Four good sources of bicycle statistics

National Statistical Data Sources

National Data Sets serve both statistical and discursive functions. The data sets included below cannot speak to specific individuals, and some of them cannot even speak to specific places. Nor can causal relationships be extrapolated from them without violating basic statistical principles (correlation is not causation!) What they can do is show the correlation between two variables – say, biking to work and education level – and predict the likelihood that an increase in one will accompany an increase in the other. Thus, though they cannot characterize specific bicyclists or give reasons as to why certain people in certain places bike more than others, they can provide characteristics that bicyclists and neighborhoods with high rates of bicycling are likely to have. Perhaps unsurprisingly, data from three of the four studies below crop up in planning and advocacy discourse at both the Federal and local Austin levels; this fact alone indicates that these data sets merit further study, both for what information can be mined from them and for the ways in which they discursively construct bicyclists and bike-friendly neighborhoods.

US Census Bureau
Decennial Census 2000 (2010), Summary File 3, and the 2009 American Community Survey (

Description: Both the Decennial Census and the American Community Surveys include questions on bicycling to work. Though the American Community Surveys include continuously collected data and are therefore more up-to-date, they are estimates, not true counts, and their sample sizes are too small to accurately predict behavior at the block group level (small groups of a few blocks within an urban census tract, which itself is usually a small parcel of no more than six block groups.) Thus, for predicting the percentage of Austin commuters who biked to work in 2009, the American Community Survey theoretically provides the most accurate numbers. For predicting bike commuting at the neighborhood level, however, the much larger sample size in the Decennial Census theoretically provides more accurate numbers. (The League of American Bicyclists has used American Community Survey data to put together bicycling commuting rates for the 70 largest cities and the US for the past ten years; see

Pros: Together, the Decennial Census and the American Community Surveys provide large amounts of data and allow for correlations between biking and a host of other variables, including household income, race, ethnicity, gender, population density, education level, and household size. Also, sample data can be downloaded and manipulated (hooray!)

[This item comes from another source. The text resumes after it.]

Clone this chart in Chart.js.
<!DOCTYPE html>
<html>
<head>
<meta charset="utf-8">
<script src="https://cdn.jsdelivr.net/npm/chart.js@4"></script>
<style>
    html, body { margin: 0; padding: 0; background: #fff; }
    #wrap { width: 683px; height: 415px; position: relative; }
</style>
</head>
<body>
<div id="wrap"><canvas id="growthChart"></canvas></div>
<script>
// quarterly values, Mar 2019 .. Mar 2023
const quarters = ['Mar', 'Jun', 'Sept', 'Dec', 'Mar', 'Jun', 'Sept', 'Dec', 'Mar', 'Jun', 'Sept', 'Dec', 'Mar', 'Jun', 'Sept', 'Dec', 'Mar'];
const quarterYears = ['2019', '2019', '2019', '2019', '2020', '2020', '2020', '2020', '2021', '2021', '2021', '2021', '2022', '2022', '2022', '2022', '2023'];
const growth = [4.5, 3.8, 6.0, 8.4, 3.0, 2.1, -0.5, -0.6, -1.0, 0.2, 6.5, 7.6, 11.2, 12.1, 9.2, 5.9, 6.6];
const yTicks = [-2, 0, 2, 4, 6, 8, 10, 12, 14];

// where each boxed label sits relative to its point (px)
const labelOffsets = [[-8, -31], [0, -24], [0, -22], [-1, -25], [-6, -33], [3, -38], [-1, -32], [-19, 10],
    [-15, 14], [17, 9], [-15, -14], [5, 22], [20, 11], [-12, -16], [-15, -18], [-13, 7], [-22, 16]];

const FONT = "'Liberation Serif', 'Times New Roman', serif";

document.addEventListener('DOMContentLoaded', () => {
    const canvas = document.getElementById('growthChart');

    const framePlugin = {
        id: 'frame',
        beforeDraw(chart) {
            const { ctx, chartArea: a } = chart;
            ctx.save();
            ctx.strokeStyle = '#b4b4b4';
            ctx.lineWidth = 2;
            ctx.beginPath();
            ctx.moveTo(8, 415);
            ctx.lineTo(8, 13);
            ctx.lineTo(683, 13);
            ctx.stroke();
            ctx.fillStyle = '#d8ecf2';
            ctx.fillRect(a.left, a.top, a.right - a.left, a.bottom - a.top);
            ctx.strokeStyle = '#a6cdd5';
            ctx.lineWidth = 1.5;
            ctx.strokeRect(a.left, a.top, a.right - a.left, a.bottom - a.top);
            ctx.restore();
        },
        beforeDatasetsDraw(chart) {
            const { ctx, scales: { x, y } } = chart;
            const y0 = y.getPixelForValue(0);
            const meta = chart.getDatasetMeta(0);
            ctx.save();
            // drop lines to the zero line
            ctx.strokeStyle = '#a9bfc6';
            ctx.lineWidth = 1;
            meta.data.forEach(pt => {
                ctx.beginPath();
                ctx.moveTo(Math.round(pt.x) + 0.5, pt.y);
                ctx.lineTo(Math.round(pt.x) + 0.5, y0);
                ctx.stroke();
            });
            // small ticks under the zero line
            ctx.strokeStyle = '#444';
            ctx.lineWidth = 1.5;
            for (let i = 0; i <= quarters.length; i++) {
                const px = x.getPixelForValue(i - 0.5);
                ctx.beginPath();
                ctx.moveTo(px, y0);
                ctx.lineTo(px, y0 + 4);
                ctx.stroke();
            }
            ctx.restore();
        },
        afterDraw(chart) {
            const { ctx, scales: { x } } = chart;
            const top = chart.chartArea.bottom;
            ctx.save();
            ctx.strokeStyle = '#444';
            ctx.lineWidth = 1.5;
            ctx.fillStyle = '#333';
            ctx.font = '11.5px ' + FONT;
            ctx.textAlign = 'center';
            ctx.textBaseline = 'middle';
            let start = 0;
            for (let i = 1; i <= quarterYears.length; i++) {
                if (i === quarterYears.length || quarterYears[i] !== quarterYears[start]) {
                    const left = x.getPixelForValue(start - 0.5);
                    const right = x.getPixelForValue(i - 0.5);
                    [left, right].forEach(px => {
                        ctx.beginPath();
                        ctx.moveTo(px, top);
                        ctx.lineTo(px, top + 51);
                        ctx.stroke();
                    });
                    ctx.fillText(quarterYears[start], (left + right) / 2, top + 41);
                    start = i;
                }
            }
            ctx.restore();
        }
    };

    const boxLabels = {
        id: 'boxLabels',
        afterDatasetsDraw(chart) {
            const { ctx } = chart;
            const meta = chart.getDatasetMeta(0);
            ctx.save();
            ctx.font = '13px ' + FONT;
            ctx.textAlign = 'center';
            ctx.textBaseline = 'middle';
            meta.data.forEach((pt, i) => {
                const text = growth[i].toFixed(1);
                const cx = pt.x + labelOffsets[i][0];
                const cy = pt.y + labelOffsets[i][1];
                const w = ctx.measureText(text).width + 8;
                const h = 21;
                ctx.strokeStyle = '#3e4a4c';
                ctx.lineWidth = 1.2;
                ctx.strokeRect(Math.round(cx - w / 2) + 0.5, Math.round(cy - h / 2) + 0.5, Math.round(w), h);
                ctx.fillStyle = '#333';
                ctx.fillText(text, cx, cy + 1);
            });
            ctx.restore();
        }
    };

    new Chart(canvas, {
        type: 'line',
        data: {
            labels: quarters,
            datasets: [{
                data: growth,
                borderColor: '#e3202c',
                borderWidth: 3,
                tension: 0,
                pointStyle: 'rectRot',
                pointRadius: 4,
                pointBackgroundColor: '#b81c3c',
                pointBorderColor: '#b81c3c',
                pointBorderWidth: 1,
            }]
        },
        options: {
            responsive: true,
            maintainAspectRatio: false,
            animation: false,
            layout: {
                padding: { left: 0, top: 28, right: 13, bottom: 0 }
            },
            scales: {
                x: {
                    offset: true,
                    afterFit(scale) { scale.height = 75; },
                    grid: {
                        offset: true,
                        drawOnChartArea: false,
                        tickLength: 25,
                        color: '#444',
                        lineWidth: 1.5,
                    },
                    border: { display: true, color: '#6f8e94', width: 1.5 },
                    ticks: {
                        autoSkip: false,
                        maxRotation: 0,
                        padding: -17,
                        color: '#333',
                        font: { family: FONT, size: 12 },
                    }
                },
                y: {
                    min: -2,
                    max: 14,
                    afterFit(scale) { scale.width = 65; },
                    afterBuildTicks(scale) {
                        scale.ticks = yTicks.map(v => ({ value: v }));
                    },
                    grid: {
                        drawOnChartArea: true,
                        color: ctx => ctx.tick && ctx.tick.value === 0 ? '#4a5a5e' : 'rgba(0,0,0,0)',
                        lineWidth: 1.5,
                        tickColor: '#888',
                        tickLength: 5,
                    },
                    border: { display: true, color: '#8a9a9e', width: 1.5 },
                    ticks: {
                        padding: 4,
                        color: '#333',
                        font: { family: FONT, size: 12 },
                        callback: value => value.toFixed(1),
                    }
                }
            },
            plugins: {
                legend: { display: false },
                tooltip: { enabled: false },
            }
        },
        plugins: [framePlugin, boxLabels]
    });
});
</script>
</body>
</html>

Cons: Because the Census data focus on biking to work, they are unable to capture cycling for non-work purposes, including running errands, biking to places of entertainment like bars, coffeeshops, and movie theaters, and recreational riding. It also excludes cycling as work. Further, focusing on work leaves out students, who very likely bike at least as much as workers. Also, the question about transportation to work asks for the main mode of transportation to work used by the respondent in a recent “reference week,” and only allows one mode to be reported, even if the respondent uses multiple modes on a daily basis. Thus, it excludes people who ride to work, but who use their bikes for the shorter portion of their trip, or who ride to work, but not as much as they use some other mode. Further, the census provides no data on cycling frequency or time of year the data was collected, nor (because it cannot report records for specific individuals) does it indicate potential routes to work. Finally, as with any survey, all information is self-reported and is therefore only as accurate as the respondent wants it to be, though I imagine that the threat of penalty under Federal law keeps a few people from lying on their surveys. It thus can only provide information on people who self-report as regular commuters, and its picture of cyclists is accordingly skewed.

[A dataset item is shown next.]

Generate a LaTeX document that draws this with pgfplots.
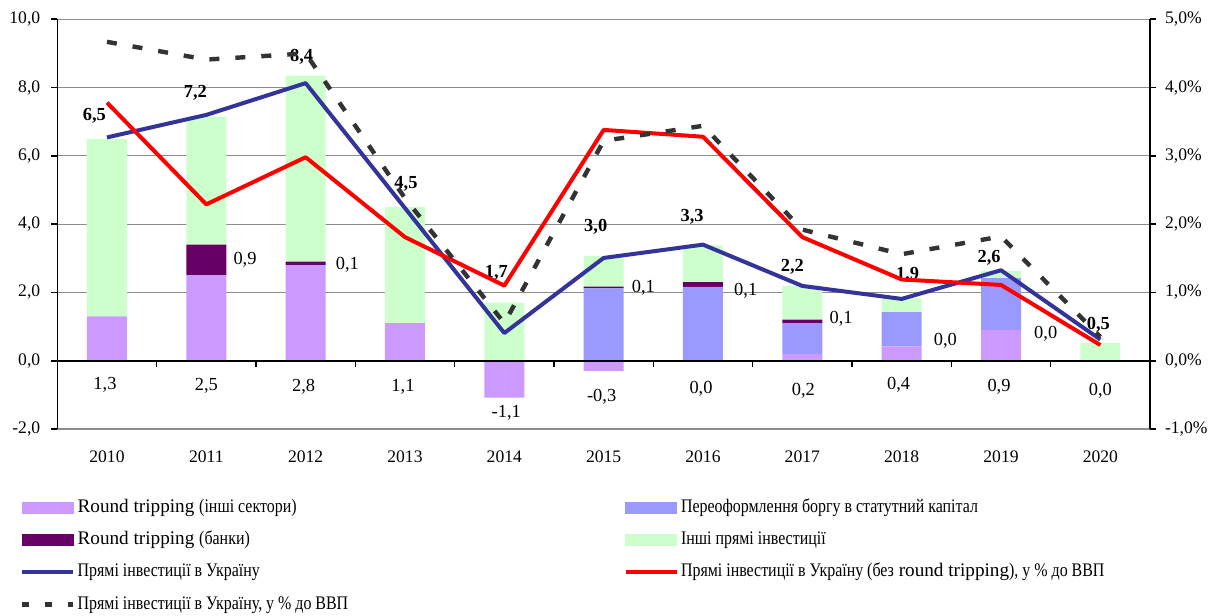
\documentclass[border=0pt]{standalone}
\usepackage{pgfplots}
\pgfplotsset{compat=1.18}
\usepackage{fontspec}
\setmainfont{Liberation Serif}
\newfontfamily\cyr{Liberation Serif}[FakeStretch=0.83]
\definecolor{lp}{HTML}{CC99FF}
\definecolor{bl}{HTML}{9999FF}
\definecolor{dp}{HTML}{660066}
\definecolor{gr}{HTML}{CCFFCC}
\definecolor{nv}{HTML}{333399}
\definecolor{rd}{HTML}{FF0000}
\definecolor{dk}{HTML}{333333}
\definecolor{gl}{HTML}{8C8C8C}
\newcommand{\fs}{\fontsize{8.8}{10.5}\selectfont}
\newcommand{\fl}{\fontsize{9.6}{11}\selectfont}
\pgfplotsset{
  myax/.style={
    at={(0,0)}, anchor=south west, scale only axis,
    width=546.35pt, height=204.85pt,
    xmin=-0.5, xmax=10.5, enlargelimits=false,
    clip=false,
    /pgf/number format/assume math mode=true,
    tick label style={font=\fs},
  },
  lbl/.style={only marks, mark=*, mark size=0pt, mark options={draw=none, fill=none},
    point meta=explicit symbolic, nodes near coords,
    every node near coord/.style={anchor=center, inner sep=0pt, text=black, font=\fontsize{9.2}{11}\selectfont #1}},
}
\begin{document}
\begin{tikzpicture}
\useasboundingbox (-28.65pt,-93pt) rectangle (577.85pt,214.5pt);
% ---------- Axis A: stacked bars, left scale, grid ----------
\begin{axis}[myax, ymin=-2, ymax=10,
  ybar stacked, bar width=20pt,
  xtick={0,...,10},
  xticklabels={2010,2011,2012,2013,2014,2015,2016,2017,2018,2019,2020},
  xtick style={draw=none},
  xticklabel style={yshift=-4.5pt},
  ytick={-2,0,...,10},
  yticklabel style={/pgf/number format/.cd, fixed, fixed zerofill, precision=1, use comma, /tikz/.cd, xshift=-2pt},
  ymajorgrids, grid style={gl, line width=0.6pt},
  axis x line*=bottom, axis y line*=left,
  x axis line style={gl, line width=0.6pt, -},
  y axis line style={black, line width=0.8pt, -},
  ytick style={black, line width=0.8pt},
  tick align=outside, major tick length=3pt,
]
% Round tripping (other sectors), positive part
\addplot[fill=lp, draw=none] coordinates {(0,1.3)(1,2.5)(2,2.8)(3,1.1)(4,0)(5,0)(6,0)(7,0.2)(8,0.42)(9,0.9)(10,0)};
% Debt conversion into equity
\addplot[fill=bl, draw=none] coordinates {(0,0)(1,0)(2,0)(3,0)(4,0)(5,2.12)(6,2.16)(7,0.9)(8,1.0)(9,1.52)(10,0)};
% Round tripping (banks)
\addplot[fill=dp, draw=none] coordinates {(0,0)(1,0.9)(2,0.1)(3,0)(4,0)(5,0.05)(6,0.14)(7,0.1)(8,0)(9,0)(10,0)};
% Other FDI
\addplot[fill=gr, draw=none] coordinates {(0,5.2)(1,3.75)(2,5.45)(3,3.4)(4,1.7)(5,0.9)(6,1.08)(7,1.0)(8,0.42)(9,0.21)(10,0.52)};
\end{axis}
% ---------- Axis B: negative bars, zero line, FDI line, labels ----------
\begin{axis}[myax, ymin=-2, ymax=10,
  axis y line=none, axis x line*=middle,
  xtick={0.5,1.5,...,9.5}, xticklabels={},
  x axis line style={black, line width=0.8pt, -},
  xtick style={black, line width=0.8pt},
  xtick align=outside, major tick length=3pt,
  axis on top,
]
\addplot[ybar, bar width=20pt, bar shift=0pt, fill=lp, draw=none] coordinates {(4,-1.08)(5,-0.3)};
\addplot[nv, line width=2pt, line join=round, mark=none] coordinates {(0,6.54)(1,7.2)(2,8.13)(3,4.47)(4,0.81)(5,3.01)(6,3.4)(7,2.19)(8,1.81)(9,2.65)(10,0.62)};
% totals (bold)
\addplot[lbl=\bfseries] table[meta=l] {
x y l
-0.127 7.17 6,5
0.89 7.86 7,2
1.96 8.9 8,4
3.01 5.19 4,5
3.92 2.58 1,7
4.92 3.93 3,0
5.89 4.22 3,3
6.90 2.74 2,2
8.06 2.53 1,9
8.88 3.01 2,6
9.98 1.06 0,5
};
% banks
\addplot[lbl=] table[meta=l] {
x y l
1.39 2.95 0,9
2.42 2.82 0,1
5.40 2.13 0,1
6.43 2.05 0,1
7.39 1.23 0,1
8.44 0.58 0,0
9.45 0.79 0,0
};
% other sectors
\addplot[lbl=] table[meta=l] {
x y l
-0.02 -0.71 1,3
1.00 -0.75 2,5
1.98 -0.75 2,8
2.98 -0.77 1,1
4.02 -1.53 -1,1
4.98 -1.06 -0,3
5.98 -0.83 0,0
7.01 -0.87 0,2
7.97 -0.71 0,4
8.98 -0.75 0,9
10.00 -0.87 0,0
};
\end{axis}
% ---------- Axis C: right scale, % of GDP lines, legend ----------
\begin{axis}[myax, ymin=-1, ymax=5,
  axis x line=none, axis y line*=right,
  ytick={-1,0,...,5},
  yticklabel={\pgfmathprintnumber[fixed,fixed zerofill,precision=1,use comma]{\tick}\%},
  yticklabel style={xshift=1pt},
  y axis line style={black, line width=0.8pt, -},
  ytick style={black, line width=0.8pt},
  tick align=outside, major tick length=3pt,
  legend columns=2, legend cell align=left,
  legend style={at={(-0.0341,-0.1696)}, anchor=north west, draw=none, fill=none,
    inner sep=0pt, outer sep=0pt, row sep=6.6pt, column sep=0pt, font=\fl,
    nodes={inner sep=0pt, text height=7pt, text depth=2.5pt}},
]
\addlegendimage{legend image code/.code={\fill[lp] (0pt,-2.75pt) rectangle (25.5pt,2.75pt); \path (27.5pt,0pt);}}
\addlegendentry{\makebox[273pt][l]{Round tripping {\cyr (інші сектори)}}}
\addlegendimage{legend image code/.code={\fill[bl] (0pt,-2.75pt) rectangle (25.5pt,2.75pt); \path (27.5pt,0pt);}}
\addlegendentry{{\cyr Переоформлення боргу в статутний капітал}}
\addlegendimage{legend image code/.code={\fill[dp] (0pt,-2.75pt) rectangle (25.5pt,2.75pt); \path (27.5pt,0pt);}}
\addlegendentry{\makebox[273pt][l]{Round tripping {\cyr (банки)}}}
\addlegendimage{legend image code/.code={\fill[gr] (0pt,-2.75pt) rectangle (25.5pt,2.75pt); \path (27.5pt,0pt);}}
\addlegendentry{{\cyr Інші прямі інвестиції}}
\addlegendimage{legend image code/.code={\draw[nv, line width=2pt] (0pt,0pt) -- (25.5pt,0pt); \path (27.5pt,0pt);}}
\addlegendentry{\makebox[273pt][l]{{\cyr Прямі інвестиції в Україну}}}
\addlegendimage{legend image code/.code={\draw[rd, line width=2pt] (0pt,0pt) -- (25.5pt,0pt); \path (27.5pt,0pt);}}
\addlegendentry{{\cyr Прямі інвестиції в Україну (без} round tripping{\cyr ), у \% до ВВП}}
\addlegendimage{legend image code/.code={\draw[dk, line width=2.2pt, dash pattern=on 3.5pt off 8pt] (0pt,0pt) -- (25.5pt,0pt); \path (27.5pt,0pt);}}
\addlegendentry{{\cyr Прямі інвестиції в Україну, у \% до ВВП}}
\addplot[rd, line width=2pt, line join=round, mark=none, forget plot] coordinates {(0,3.78)(1,2.29)(2,2.98)(3,1.81)(4,1.10)(5,3.38)(6,3.28)(7,1.81)(8,1.19)(9,1.11)(10,0.23)};
\addplot[dk, line width=2.2pt, dash pattern=on 5pt off 8pt, mark=none, forget plot] coordinates {(0,4.67)(1,4.41)(2,4.50)(3,2.38)(4,0.55)(5,3.22)(6,3.44)(7,1.92)(8,1.56)(9,1.82)(10,0.35)};
\end{axis}
\end{tikzpicture}
\end{document}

Bureau of Transportation Statistics
2009 Omnibus Household Survey (

Description: Administered annually by the Federal Bureau of Transportation Statistics, the Omnibus Household Survey is a 15-minute nationwide telephone survey of approximately 1,000 randomly selected households. The 2009 Survey also includes data for “Target MSAs,” metropolitan statistical areas around major cities (LA, New York, Chicago, etc.) that include transit in their modal mix. It aims to gauge public opinion regarding the national transportation system (including roads, railroads, and airplanes) and includes two questions about bicycling: one, whether the respondent bicycled at all, for any reason, in the “reference week” preceeding the survey, and the other, how many days in the past week the respondent biked.

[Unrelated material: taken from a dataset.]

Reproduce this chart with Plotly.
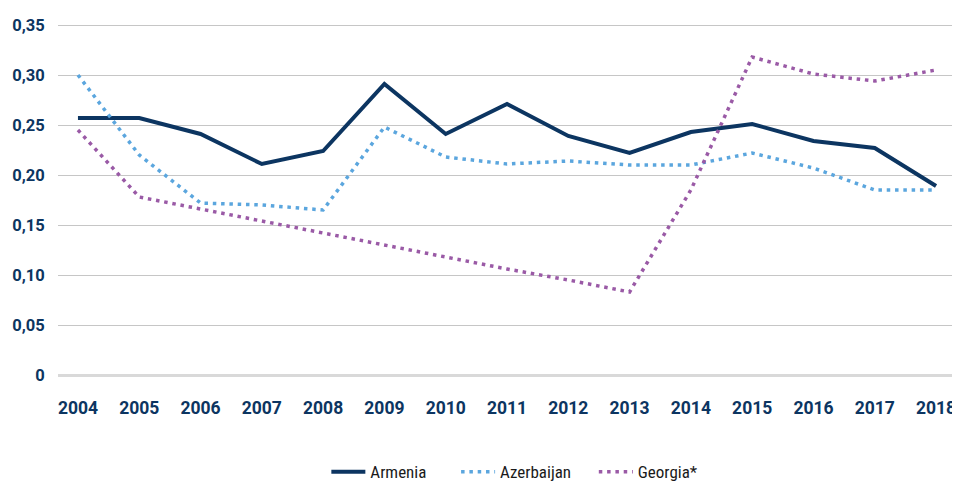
import plotly.graph_objects as go

years = list(range(2004, 2019))
armenia = [0.257, 0.257, 0.241, 0.211, 0.224, 0.291, 0.241, 0.271, 0.239, 0.222, 0.243, 0.251, 0.234, 0.227, 0.189]
azerbaijan = [0.300, 0.220, 0.172, 0.170, 0.165, 0.248, 0.218, 0.211, 0.214, 0.210, 0.210, 0.222, 0.207, 0.185, 0.185]
georgia = [0.245, 0.178, 0.166, 0.154, 0.142, 0.130, 0.118, 0.106, 0.095, 0.083, 0.185, 0.318, 0.301, 0.294, 0.305]

ytick_vals = [0, 0.05, 0.10, 0.15, 0.20, 0.25, 0.30, 0.35]
ytick_text = ["0", "0,05", "0,10", "0,15", "0,20", "0,25", "0,30", "0,35"]

navy = "#0c3561"
fig = go.Figure()
fig.add_trace(go.Scatter(x=years, y=armenia, name="Armenia", mode="lines", legend="legend",
                         line=dict(color=navy, width=4)))
fig.add_trace(go.Scatter(x=years, y=azerbaijan, name="Azerbaijan", mode="lines", legend="legend2",
                         line=dict(color="#5ba6de", width=3.5, dash="3.5px,4.8px")))
fig.add_trace(go.Scatter(x=years, y=georgia, name="Georgia*", mode="lines", legend="legend3",
                         line=dict(color="#9a5aa6", width=3.5, dash="3.5px,4.8px")))

legfont = dict(family="Liberation Sans Narrow, Roboto Condensed, Roboto, sans-serif", size=17, color="#1a1a1a")
def leg(x):
    return dict(orientation="h", x=x, xanchor="left", y=0.027, yref="container", yanchor="middle",
                font=legfont, itemwidth=34, bgcolor="rgba(0,0,0,0)")

# page has 8px body margin: figure is shrunk accordingly
fig.update_layout(
    width=952, height=477,
    margin=dict(l=50, r=4, t=15, b=110),
    plot_bgcolor="white", paper_bgcolor="white",
    font=dict(family="Roboto, Liberation Sans, sans-serif", color=navy),
    showlegend=True,
    legend=leg(0.2995), legend2=leg(0.4443), legend3=leg(0.5980),
)
fig.update_xaxes(range=[2004 - 20/61.43, 2018 + 18/61.43], tickmode="array", tickvals=years,
                 ticktext=[str(y) for y in years], showgrid=False, zeroline=False, showline=False,
                 ticks="outside", ticklen=17, tickcolor="rgba(0,0,0,0)",
                 tickfont=dict(family="Roboto, sans-serif", size=17.5, color=navy, weight="bold"))
fig.update_yaxes(range=[0, 0.352], tickmode="array", tickvals=ytick_vals, ticktext=ytick_text,
                 showgrid=True, gridcolor="#c6c6c6", gridwidth=1.3,
                 zeroline=True, zerolinecolor="#d9d9d9", zerolinewidth=3,
                 showline=False, ticks="outside", ticklen=9, tickcolor="rgba(0,0,0,0)",
                 tickfont=dict(family="Roboto, sans-serif", size=16.5, color=navy, weight="bold"))
fig.write_html("out.html")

Pros: Like the Census data, the Omnibus Household Survey collects demographic and geographic data as well as biking, so it also allows for correlations between biking and several other variables. It is also available for download, and its relatively small size (about 1,600 respondents) makes it easy to work with. In addition, it considers biking to be both transportation AND a sport, thereby capturing riders who ride for recreation and for non-work purposes in addition to commuters. Further, it attempts to quantify biking by asking for the number of days biked in the previous week, thus allowing for correlations between bicycling frequency and variables like education level, neighborhood urbanicity, income level, etc. It also includes questions on availability of bike infrastructure, thus allowing for correlations between cycling and available lanes/paths, etc.

Cons: Although the data are broken into a national set and a focused urban set, the sets are neither place-specific nor particularly large, and with a total of roughly 1,600 respondents in the 2009 Survey, even if the data could be broken down into neighborhoods or even cities, there are not enough respondents for results to be statistically significant in any particular place. Further, this data is generated via randomized phone calls to landline telephones, and as of 2008 nearly 20% of households were wireless only; the data may be skewed to older people, less urban people, and people with children or other dependents. Finally, although asking about days biked in the previous week does provide more insight into bicycling behaviors than the Census question does, more depth regarding reasons for cycling, mileage, routes, and trips taken would provide a nuanced picture of cyclists.

Association of Pedestrian and Bicycle Professionals/ USDoT
2010 Women’s Cycling Survey (

Description: The 2010 Women’s Cycling Survey was administered in the spring of 2010 by the Association of Pedestrian and Bicycle Professionals and sponsored by the Federal Highway Administration; Mark Schultz and Anna Sibley of the Department of Public Health at UNC-Greensboro handled the preliminary analysis. Its aim was to determine bicycling attitudes and behaviors among female cyclists. Unlike the other surveys discussed here, this survey was conducted online via SurveyMonkey, and its distribution was not controlled for geography – instead, it was circulated via bike-related blogs and websites. It garnered more than 13,000 respondents, all but 200 of whom were women, and more than 6,000 of those women reported biking daily for transportation. The demographics and cycling behaviors of its respondents differ significantly from those of the Census Bureau and BTS Surveys above and the Attitudes and Behaviors Survey below; I suspect the difference in survey design and distribution may be the largest contributing factor.

Pros: Because the survey was distributed online and data are therefore not dependent on the respondent having a landline, data may represent more cyclists more fully than other surveys. Also, the sample size is huge! The survey also goes into more detail regarding cycling behavior, and includes questions on miles biked per week, reasons for biking, and factors that may increase cycling (bike lanes, off-road paths, etc.) By focusing on women, the survey also collects substantial information on a cycling population that is often overlooked in popular cycling discourse.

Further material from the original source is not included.